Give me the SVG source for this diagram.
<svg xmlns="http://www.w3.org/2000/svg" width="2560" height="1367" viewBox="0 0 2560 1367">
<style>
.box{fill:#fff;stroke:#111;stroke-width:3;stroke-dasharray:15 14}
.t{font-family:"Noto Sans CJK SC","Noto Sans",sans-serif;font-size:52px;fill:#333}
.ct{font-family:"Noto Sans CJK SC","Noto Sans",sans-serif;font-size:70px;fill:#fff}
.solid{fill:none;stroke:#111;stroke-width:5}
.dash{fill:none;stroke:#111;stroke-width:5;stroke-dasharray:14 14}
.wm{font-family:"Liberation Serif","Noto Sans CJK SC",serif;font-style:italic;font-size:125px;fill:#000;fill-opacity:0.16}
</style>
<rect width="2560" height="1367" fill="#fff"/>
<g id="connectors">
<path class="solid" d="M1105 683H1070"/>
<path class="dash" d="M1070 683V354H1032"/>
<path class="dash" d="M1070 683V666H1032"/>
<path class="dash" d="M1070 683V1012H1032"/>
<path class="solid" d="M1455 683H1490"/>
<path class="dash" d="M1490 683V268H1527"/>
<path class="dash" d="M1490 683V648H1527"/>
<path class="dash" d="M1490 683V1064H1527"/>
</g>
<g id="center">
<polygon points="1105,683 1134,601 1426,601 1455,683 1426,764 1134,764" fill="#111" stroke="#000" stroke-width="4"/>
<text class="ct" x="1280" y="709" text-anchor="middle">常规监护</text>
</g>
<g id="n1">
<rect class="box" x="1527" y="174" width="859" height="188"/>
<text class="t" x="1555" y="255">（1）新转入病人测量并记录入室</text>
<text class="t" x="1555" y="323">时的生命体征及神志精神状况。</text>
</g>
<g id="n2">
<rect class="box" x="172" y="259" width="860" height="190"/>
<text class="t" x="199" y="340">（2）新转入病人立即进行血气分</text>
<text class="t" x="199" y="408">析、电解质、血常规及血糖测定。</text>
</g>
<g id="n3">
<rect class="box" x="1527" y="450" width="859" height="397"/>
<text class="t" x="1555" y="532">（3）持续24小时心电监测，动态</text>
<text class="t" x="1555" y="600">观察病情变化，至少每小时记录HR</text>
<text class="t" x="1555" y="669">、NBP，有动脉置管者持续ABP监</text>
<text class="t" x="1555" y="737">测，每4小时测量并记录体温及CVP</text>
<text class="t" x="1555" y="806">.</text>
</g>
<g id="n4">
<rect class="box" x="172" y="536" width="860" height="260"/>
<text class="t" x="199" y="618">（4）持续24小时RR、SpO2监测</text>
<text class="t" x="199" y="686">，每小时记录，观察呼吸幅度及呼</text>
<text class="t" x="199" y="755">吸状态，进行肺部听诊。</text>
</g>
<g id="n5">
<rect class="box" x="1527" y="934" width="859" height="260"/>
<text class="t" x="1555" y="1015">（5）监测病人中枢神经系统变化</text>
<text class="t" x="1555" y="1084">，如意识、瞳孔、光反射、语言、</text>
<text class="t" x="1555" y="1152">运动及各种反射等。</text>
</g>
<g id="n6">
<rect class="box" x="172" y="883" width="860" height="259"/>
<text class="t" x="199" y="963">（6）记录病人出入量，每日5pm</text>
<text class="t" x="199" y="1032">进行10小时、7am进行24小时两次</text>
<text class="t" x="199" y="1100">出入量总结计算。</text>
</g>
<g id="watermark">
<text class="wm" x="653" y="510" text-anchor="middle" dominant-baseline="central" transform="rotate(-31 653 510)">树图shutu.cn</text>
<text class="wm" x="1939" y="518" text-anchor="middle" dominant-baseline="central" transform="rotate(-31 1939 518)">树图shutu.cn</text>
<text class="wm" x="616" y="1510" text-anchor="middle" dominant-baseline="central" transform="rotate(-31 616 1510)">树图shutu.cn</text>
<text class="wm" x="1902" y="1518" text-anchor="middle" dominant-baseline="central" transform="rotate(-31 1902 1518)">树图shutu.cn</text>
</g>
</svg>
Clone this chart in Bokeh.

-*-

> **AIM**
Give an exact repetition of all the material.

> **RESULT BELOW**
Give me the SVG source for this diagram.
<svg xmlns="http://www.w3.org/2000/svg" width="2560" height="1367" viewBox="0 0 2560 1367">
<style>
.box{fill:#fff;stroke:#111;stroke-width:3;stroke-dasharray:15 14}
.t{font-family:"Noto Sans CJK SC","Noto Sans",sans-serif;font-size:52px;fill:#333}
.ct{font-family:"Noto Sans CJK SC","Noto Sans",sans-serif;font-size:70px;fill:#fff}
.solid{fill:none;stroke:#111;stroke-width:5}
.dash{fill:none;stroke:#111;stroke-width:5;stroke-dasharray:14 14}
.wm{font-family:"Liberation Serif","Noto Sans CJK SC",serif;font-style:italic;font-size:125px;fill:#000;fill-opacity:0.16}
</style>
<rect width="2560" height="1367" fill="#fff"/>
<g id="connectors">
<path class="solid" d="M1105 683H1070"/>
<path class="dash" d="M1070 683V354H1032"/>
<path class="dash" d="M1070 683V666H1032"/>
<path class="dash" d="M1070 683V1012H1032"/>
<path class="solid" d="M1455 683H1490"/>
<path class="dash" d="M1490 683V268H1527"/>
<path class="dash" d="M1490 683V648H1527"/>
<path class="dash" d="M1490 683V1064H1527"/>
</g>
<g id="center">
<polygon points="1105,683 1134,601 1426,601 1455,683 1426,764 1134,764" fill="#111" stroke="#000" stroke-width="4"/>
<text class="ct" x="1280" y="709" text-anchor="middle">常规监护</text>
</g>
<g id="n1">
<rect class="box" x="1527" y="174" width="859" height="188"/>
<text class="t" x="1555" y="255">（1）新转入病人测量并记录入室</text>
<text class="t" x="1555" y="323">时的生命体征及神志精神状况。</text>
</g>
<g id="n2">
<rect class="box" x="172" y="259" width="860" height="190"/>
<text class="t" x="199" y="340">（2）新转入病人立即进行血气分</text>
<text class="t" x="199" y="408">析、电解质、血常规及血糖测定。</text>
</g>
<g id="n3">
<rect class="box" x="1527" y="450" width="859" height="397"/>
<text class="t" x="1555" y="532">（3）持续24小时心电监测，动态</text>
<text class="t" x="1555" y="600">观察病情变化，至少每小时记录HR</text>
<text class="t" x="1555" y="669">、NBP，有动脉置管者持续ABP监</text>
<text class="t" x="1555" y="737">测，每4小时测量并记录体温及CVP</text>
<text class="t" x="1555" y="806">.</text>
</g>
<g id="n4">
<rect class="box" x="172" y="536" width="860" height="260"/>
<text class="t" x="199" y="618">（4）持续24小时RR、SpO2监测</text>
<text class="t" x="199" y="686">，每小时记录，观察呼吸幅度及呼</text>
<text class="t" x="199" y="755">吸状态，进行肺部听诊。</text>
</g>
<g id="n5">
<rect class="box" x="1527" y="934" width="859" height="260"/>
<text class="t" x="1555" y="1015">（5）监测病人中枢神经系统变化</text>
<text class="t" x="1555" y="1084">，如意识、瞳孔、光反射、语言、</text>
<text class="t" x="1555" y="1152">运动及各种反射等。</text>
</g>
<g id="n6">
<rect class="box" x="172" y="883" width="860" height="259"/>
<text class="t" x="199" y="963">（6）记录病人出入量，每日5pm</text>
<text class="t" x="199" y="1032">进行10小时、7am进行24小时两次</text>
<text class="t" x="199" y="1100">出入量总结计算。</text>
</g>
<g id="watermark">
<text class="wm" x="653" y="510" text-anchor="middle" dominant-baseline="central" transform="rotate(-31 653 510)">树图shutu.cn</text>
<text class="wm" x="1939" y="518" text-anchor="middle" dominant-baseline="central" transform="rotate(-31 1939 518)">树图shutu.cn</text>
<text class="wm" x="616" y="1510" text-anchor="middle" dominant-baseline="central" transform="rotate(-31 616 1510)">树图shutu.cn</text>
<text class="wm" x="1902" y="1518" text-anchor="middle" dominant-baseline="central" transform="rotate(-31 1902 1518)">树图shutu.cn</text>
</g>
</svg>
Clone this chart in Bokeh.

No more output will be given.